Bare those boobies! According to the New York Times, a study released today by the New England Journal of Medicine confirms "that 28 to 65 percent of the sharp decrease in breast cancer deaths from 1990 to 2000" was due to mammograms -- proving a link between mammographic screening and recovery that had recently been debated.
Though more than 80 percent of American women over 40 already get mammograms every year, doctors have long wondered whether the benefits of frequent tests outweighed the potential risks -- such as false positives or unnecessary surgeries on "indolent cancers" that might never spread beyond the breast. Mammography was not always accurate, so doctors questioned why annual mammograms were still promoted with such fervor. They also wondered if powerful new drug treatments, such as tamoxifen hormonal therapy, were accounting for higher breast-cancer survival rates.

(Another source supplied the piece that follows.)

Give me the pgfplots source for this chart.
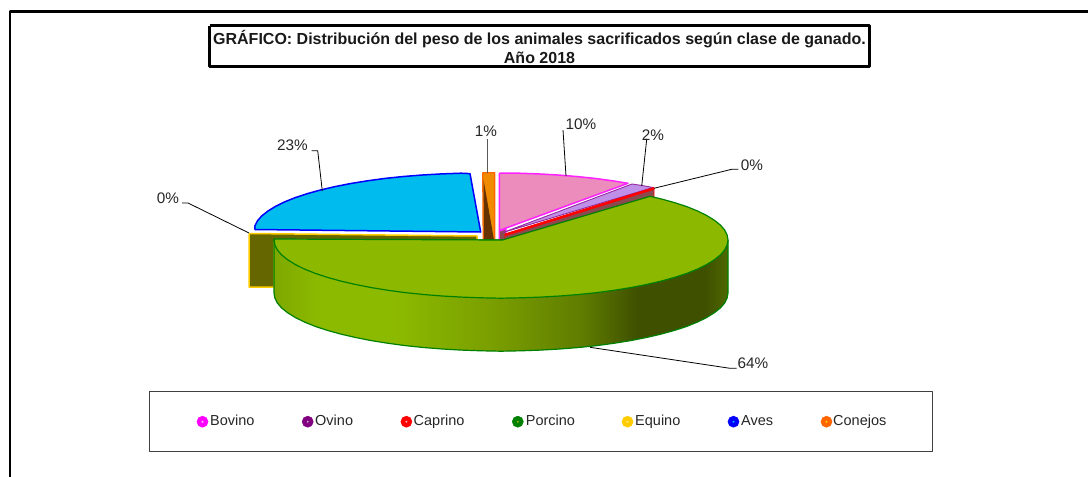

"The emphasis was always on mammograms, mammograms, mammograms," said Fran Visco, director of the National Breast Cancer Coalition. Couple that emphasis with the cruel fact that, as the Times reports, "until recently the federal government paid for poor women not on Medicaid [to get mammograms] but did not pay to treat them if cancer was found," and the oncology community faced a serious ethical and medical dilemma.
Our "question was not whether you could make mammography work under ideal circumstances, but [whether] it works now, in the real world," said Dr. Russell Harris, a professor of medicine at the University of North Carolina and a member of the U.S. Preventive Services Task Force. For the moment at least, the new study, conducted by the National Cancer Institute, provides women an answer.